Herzog’s characters are romantic eccentrics. If the grizzly-man is a tragic figure, then, among the scientists living at the South Pole research station, — in “Encounters at the End of the World” — there are plenty of absurdist comedy personages with their charming neurasthenia. But here, the role of a completely tragic personage falls to a penguin — that now-famous penguin who left the huddle. A few minutes earlier, a zoologist says in an interview that penguins never choose the fate of loners. But this penguin had left and accidentally, amidst the snows, emerged in front of Herzog’s camera, approached it within a few meters, then turned and departed (one wants to say: in somber silence) toward a mountain range. Away from his huddle. Most likely, toward certain death. The camera followed him until the awkward figure turned into a dot. What a phenomenal trick: Herzog compels the audience to empathize with the penguin, as the penguin turns into a Chekhov personage (uncle Vanya). On-screen, the producer transforms the penguin into a reckless advocate for privacy, a fighter for the right to be alone, for the right to live apart from the circling huddle. A priori, no public would hear this fighter — no interview would be forthcoming even if the penguin could survive. Thusly Herzog recasts ideology and psychology into physiological actions. This is basically the mechanism of circus magic tricks — prestidigitation. This is the wonder of Herzog’s greatness.

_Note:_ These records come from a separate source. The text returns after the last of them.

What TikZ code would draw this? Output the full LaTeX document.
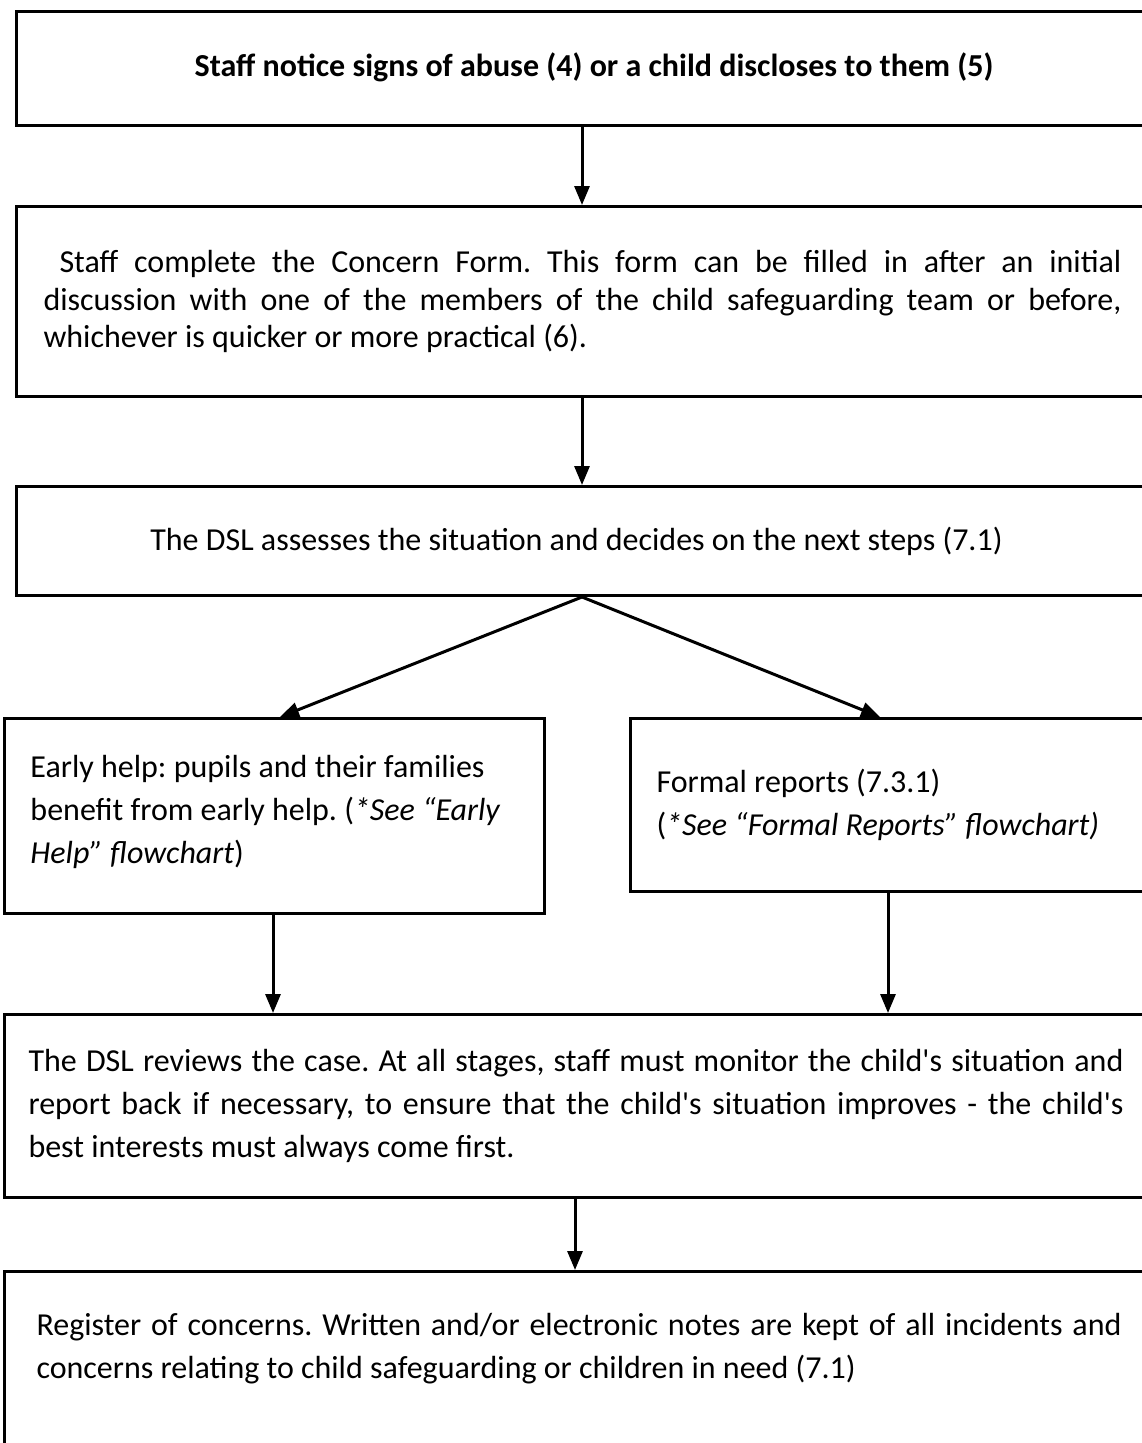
\documentclass[tikz,border=0pt]{standalone}
\usepackage{fontspec}
\setmainfont{Carlito}[Ligatures=TeXOff]
\usetikzlibrary{arrows.meta}
\newcommand\aps{'}
\newcommand\rs{\spaceskip=0pt\xspaceskip=0pt\frenchspacing}
\begin{document}
\begin{tikzpicture}[x=1pt,y=-1pt,
  box/.style={draw,line width=3pt,anchor=north west,inner sep=0pt,font=\fontsize{32}{43}\selectfont},
  arr/.style={line width=3pt,-{Triangle[width=15pt,length=19pt]}}]
\useasboundingbox (0,0) rectangle (1142,1443);
\clip (0,0) rectangle (1142,1443);
\fill[white] (0,0) rectangle (1142,1443);

\node[box,minimum width=1155pt,minimum height=114pt,text width=1000pt,align=flush center] (b1) at (15,10)
  {\rs\bfseries Staff notice signs of abuse (4) or a child discloses to them (5)\rule[-8pt]{0pt}{8pt}};

\node[box,minimum width=1155pt,minimum height=190pt,text width=1101pt,align=flush left,
  font=\fontsize{32}{37.5}\selectfont] (b2) at (15,205)
  {\rs\hspace*{16pt}\makebox[1062pt][s]{Staff complete the Concern Form. This form can be filled in after an initial}\\
   \makebox[1078pt][s]{discussion with one of the members of the child safeguarding team or before,}\\
   whichever is quicker or more practical (6).};

\node[box,minimum width=1155pt,minimum height=109pt,text width=1100pt,align=flush center] (b3) at (15,485)
  {\rs\hspace*{-35pt}The DSL assesses the situation and decides on the next steps (7.1)};

\node[box,minimum width=540pt,minimum height=195pt,text width=488pt,align=flush left] (b4) at (3,717)
  {\rs Early help: pupils and their families\\
   benefit from early help. (\textit{*See “Early}\\
   \textit{Help” flowchart})\rule[-14pt]{0pt}{14pt}};

\node[box,minimum width=541pt,minimum height=173pt,text width=489pt,align=flush left] (b5) at (629,717)
  {\rs Formal reports (7.3.1)\\
   (\textit{*See “Formal Reports” flowchart)}};

\node[box,minimum width=1167pt,minimum height=183pt,text width=1119pt,align=flush left] (b6) at (3,1013)
  {\rs\makebox[1095pt][s]{The DSL reviews the case. At all stages, staff must monitor the child\aps s situation and}\\
   \makebox[1095pt][s]{report back if necessary, to ensure that the child\aps s situation improves - the child\aps s}\\
   best interests must always come first.};

\node[box,inner xsep=32pt,inner ysep=42pt] (b7) at (3,1270)
  {\parbox[c][200pt][t]{1085pt}{\rs\makebox[1085pt][s]{Register of concerns. Written and/or electronic notes are kept of all incidents and}\\
   concerns relating to child safeguarding or children in need (7.1)}};

\draw[arr] ([xshift=567pt]b1.south west) -- ([xshift=567pt]b2.north west);
\draw[arr] ([xshift=567pt]b2.south west) -- ([xshift=567pt]b3.north west);
\draw[arr] ([xshift=567pt]b3.south west) -- ([xshift=277pt]b4.north west);
\draw[arr] ([xshift=567pt]b3.south west) -- ([xshift=251pt]b5.north west);
\draw[arr] ([xshift=270pt]b4.south west) -- ([xshift=270pt]b6.north west);
\draw[arr] ([xshift=259pt]b5.south west) -- ([xshift=885pt]b6.north west);
\draw[arr] ([xshift=572pt]b6.south west) -- ([xshift=572pt]b7.north west);
\end{tikzpicture}
\end{document}
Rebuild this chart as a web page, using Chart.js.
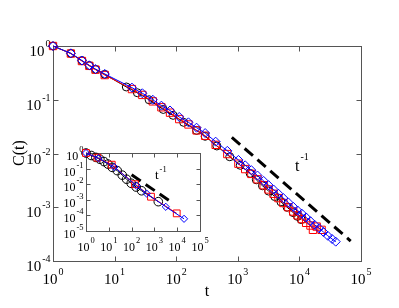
<!DOCTYPE html>
<html>
<head>
<meta charset="utf-8">
<script src="https://cdn.jsdelivr.net/npm/chart.js@4.4.1/dist/chart.umd.min.js"></script>
<style>
  html, body { margin: 0; padding: 0; background: #fff; }
  #wrap { position: relative; width: 399px; height: 308px; }
  #wrap canvas { position: absolute; left: 0; top: 0; }
</style>
</head>
<body>
<div id="wrap">
  <canvas id="mainChart" width="399" height="308"></canvas>
  <canvas id="insetChart" width="399" height="308"></canvas>
</div>
<script>
// ===== DATA (main panel) =====
const tBlue = [1, 1.95, 2.95, 3.89, 4.9, 6.92, 19.1, 28.2, 41.7, 57.5, 79.4, 112, 158, 214, 295, 437, 676, 1023, 1318, 1660, 2089, 2630, 3162, 3802, 4571, 5495, 6607, 7943, 9333, 10965, 12882, 15136, 17783, 20893, 24547, 28840, 33884, 38905];
const cBlue = [1, 0.731, 0.537, 0.437, 0.372, 0.302, 0.168, 0.132, 0.1, 0.0776, 0.0631, 0.0479, 0.038, 0.0302, 0.024, 0.0166, 0.0112, 0.00759, 0.00603, 0.0049, 0.00389, 0.00309, 0.00257, 0.00214, 0.00178, 0.00148, 0.00123, 0.00102, 0.000871, 0.000759, 0.000646, 0.00055, 0.000468, 0.000407, 0.000347, 0.000295, 0.000257, 0.000229];

const tRed = [1, 1.95, 2.95, 3.89, 4.9, 6.92, 19.1, 28.2, 41.7, 57.5, 79.4, 112, 158, 214, 295, 437, 676, 1023, 1318, 1660, 2089, 2630, 3162, 3802, 4571, 5495, 6607, 7943, 9333, 10965, 12882, 15136, 16596, 19055, 22909];
const cRed = [1, 0.724, 0.525, 0.427, 0.363, 0.288, 0.158, 0.123, 0.0933, 0.0724, 0.0575, 0.0437, 0.0347, 0.0269, 0.0214, 0.0145, 0.00977, 0.00646, 0.00513, 0.00417, 0.00331, 0.00257, 0.00214, 0.00178, 0.00148, 0.0012, 0.001, 0.000832, 0.000708, 0.000603, 0.000513, 0.000457, 0.00038, 0.000437, 0.00038];

const tBlack = [1, 1.95, 2.95, 3.89, 4.9, 6.92, 15.5, 23.4, 36.3, 61.7, 89.1, 132, 214, 295, 457, 741, 1096, 1585, 1995, 2512, 3162, 3981, 5012, 6310, 7943, 9333, 10715];
const cBlack = [1, 0.727, 0.532, 0.432, 0.367, 0.297, 0.173, 0.135, 0.1, 0.066, 0.0513, 0.038, 0.0269, 0.0209, 0.0138, 0.0087, 0.00603, 0.00427, 0.00324, 0.00251, 0.002, 0.00158, 0.00126, 0.001, 0.000794, 0.000676, 0.000589];

// t^-1 guide
const tGuide = [800, 68000];
const cGuide = [0.02, 0.000235];

// ===== DATA (inset) =====
const tInBlack = [1, 1.7, 2.69, 4.07, 6.17, 9.12, 14.1, 23.4, 38.9, 60.3, 95.5, 158, 275, 1479];
const cInBlack = [1, 0.692, 0.525, 0.398, 0.282, 0.195, 0.12, 0.0741, 0.038, 0.0209, 0.0115, 0.0066, 0.0038, 0.000759];
const tInRed = [1, 3.16, 13.5, 141, 708, 9550];
const cInRed = [1, 0.5, 0.178, 0.01, 0.00158, 0.000135];
const tInBlue = [1, 3.55, 17.4, 166, 457, 3162, 19953];
const cInBlue = [1, 0.468, 0.126, 0.00794, 0.00251, 0.000355, 0.0000603];
const tInGuide = [100, 5500];
const cInGuide = [0.04, 0.000727];

// ===== TICKS =====
const xTicks = [1, 10, 100, 1000, 10000, 100000];
const xExps = ['0', '1', '2', '3', '4', '5'];
const yTicks = [1, 0.1, 0.01, 0.001, 0.0001];
const yExps = ['0', '-1', '-2', '-3', '-4'];
const yInTicks = [1, 0.1, 0.01, 0.001, 0.0001, 0.00001];
const yInExps = ['0', '-1', '-2', '-3', '-4', '-5'];

const SERIF = '"Liberation Serif", "DejaVu Serif", serif';

function pts(ts, cs) { return ts.map((t, i) => ({ x: t, y: cs[i] })); }

function series(ts, cs, color, style, r) {
  return {
    data: pts(ts, cs), borderColor: color, borderWidth: 1,
    pointStyle: style, pointRadius: r, pointBorderColor: color, pointBorderWidth: 1,
    pointBackgroundColor: 'rgba(0,0,0,0)', tension: 0, clip: false
  };
}
function guide(ts, cs) {
  return {
    data: pts(ts, cs), borderColor: '#000', borderWidth: 3, borderDash: [11, 6],
    borderCapStyle: 'butt', pointRadius: 0, tension: 0, clip: false
  };
}

// "10" with a raised exponent
function powText(ctx, base, exp, x, y, align, size, supSize, rise) {
  ctx.font = size + 'px ' + SERIF;
  const wb = ctx.measureText(base).width;
  ctx.font = supSize + 'px ' + SERIF;
  const we = ctx.measureText(exp).width;
  let x0 = x;
  if (align === 'center') x0 = x - (wb + we + 1) / 2;
  if (align === 'right') x0 = x - wb - we - 1;
  ctx.textAlign = 'left';
  ctx.textBaseline = 'alphabetic';
  ctx.font = size + 'px ' + SERIF;
  ctx.fillText(base, x0, y);
  ctx.font = supSize + 'px ' + SERIF;
  ctx.fillText(exp, x0 + wb + 1, y - rise);
}

function framePlugin(o) {
  return {
    id: 'frame',
    beforeDatasetsDraw(chart) {
      const ctx = chart.ctx, a = chart.chartArea;
      const xs = chart.scales.x, ys = chart.scales.y;
      ctx.save();
      if (o.fill) {
        ctx.fillStyle = '#fff';
        ctx.fillRect(a.left, a.top, a.right - a.left, a.bottom - a.top);
      }
      ctx.strokeStyle = '#555';
      ctx.lineWidth = 1;
      const L = Math.round(a.left) + 0.5, R = Math.round(a.right) + 0.5;
      const T = Math.round(a.top) + 0.5, B = Math.round(a.bottom) + 0.5;
      ctx.strokeRect(L, T, R - L, B - T);
      ctx.beginPath();
      o.xTicks.forEach(v => {
        const px = Math.round(xs.getPixelForValue(v)) + 0.5;
        ctx.moveTo(px, B); ctx.lineTo(px, B - o.tick);
        ctx.moveTo(px, T); ctx.lineTo(px, T + o.tick);
      });
      o.yTicks.forEach(v => {
        const py = Math.round(ys.getPixelForValue(v)) + 0.5;
        ctx.moveTo(L, py); ctx.lineTo(L + o.tick, py);
        ctx.moveTo(R, py); ctx.lineTo(R - o.tick, py);
      });
      ctx.stroke();

      ctx.fillStyle = '#000';
      o.xTicks.forEach((v, i) => {
        powText(ctx, '10', o.xExps[i], xs.getPixelForValue(v), B + o.xBase, 'center', o.size, o.sup, o.rise);
      });
      o.yTicks.forEach((v, i) => {
        powText(ctx, '10', o.yExps[i], L - 3, ys.getPixelForValue(v) + o.yBase, 'right', o.size, o.sup, o.rise);
      });
      if (o.extra) o.extra(ctx);
      ctx.restore();
    }
  };
}

function logChart(id, datasets, yMin, pad, frame) {
  return new Chart(document.getElementById(id), {
    type: 'line',
    data: { datasets },
    options: {
      responsive: false, animation: false, devicePixelRatio: 1, events: [],
      layout: { padding: pad },
      plugins: { legend: { display: false }, tooltip: { enabled: false } },
      scales: {
        x: { type: 'logarithmic', min: 1, max: 100000, display: false },
        y: { type: 'logarithmic', min: yMin, max: 1, display: false }
      }
    },
    plugins: [framePlugin(frame)]
  });
}

// ===== MAIN =====
logChart('mainChart', [
  series(tBlue, cBlue, '#0000ff', 'rectRot', 4.5),
  series(tRed, cRed, '#ff0000', 'rect', 5.2),
  series(tBlack, cBlack, '#000000', 'circle', 4),
  guide(tGuide, cGuide)
], 0.0001, { left: 53, right: 38, top: 46, bottom: 47 }, {
  xTicks, xExps, yTicks, yExps, tick: 5, size: 15, sup: 10, rise: 9, xBase: 22, yBase: 10,
  extra(ctx) {
    ctx.fillStyle = '#000';
    ctx.font = '16px ' + SERIF;
    ctx.textAlign = 'center';
    ctx.textBaseline = 'alphabetic';
    ctx.fillText('t', 207, 296);
    ctx.save();
    ctx.translate(20, 153);
    ctx.rotate(-Math.PI / 2);
    ctx.textBaseline = 'middle';
    ctx.fillText('C(t)', 0, 0);
    ctx.restore();
    powText(ctx, 't', '-1', 295, 171, 'left', 16, 10, 11);
  }
});

// ===== INSET =====
logChart('insetChart', [
  series(tInBlue, cInBlue, '#0000ff', 'rectRot', 3.6),
  series(tInRed, cInRed, '#ff0000', 'rect', 4.8),
  series(tInBlack, cInBlack, '#000000', 'circle', 4.3),
  guide(tInGuide, cInGuide)
], 0.00001, { left: 86, right: 199, top: 153, bottom: 77 }, {
  fill: true, xTicks, xExps, yTicks: yInTicks, yExps: yInExps, tick: 4, size: 12, sup: 8.5, rise: 8, xBase: 19, yBase: 7,
  extra(ctx) {
    ctx.fillStyle = '#000';
    powText(ctx, 't', '-1', 155, 179, 'left', 13, 8.5, 7);
  }
});
</script>
</body>
</html>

The key character of the “Cave of Forgotten Dreams” is an alligator. “Cave of Forgotten Dreams” is filmed in Southern France’s Chauvet Cave. More than 300 drawings of animals made some thirty thousand years ago were discovered in this cave. The cave is inaccessible to the public, because any notable change in humidity could damage the wall-art. Authorities decided to allow only one film crew inside to record the humankind’s first known artistic expression. The choice fell upon Werner Herzog, and he created a wondrous cinematographic novel, where paleontologists themselves come across as traditional circus performers — magicians, wizards, flying acrobats. The film has a comic postscript: the producer offers a look at the goings-on from the perspective of the alligator, dwelling nearby the Chauvet Cave.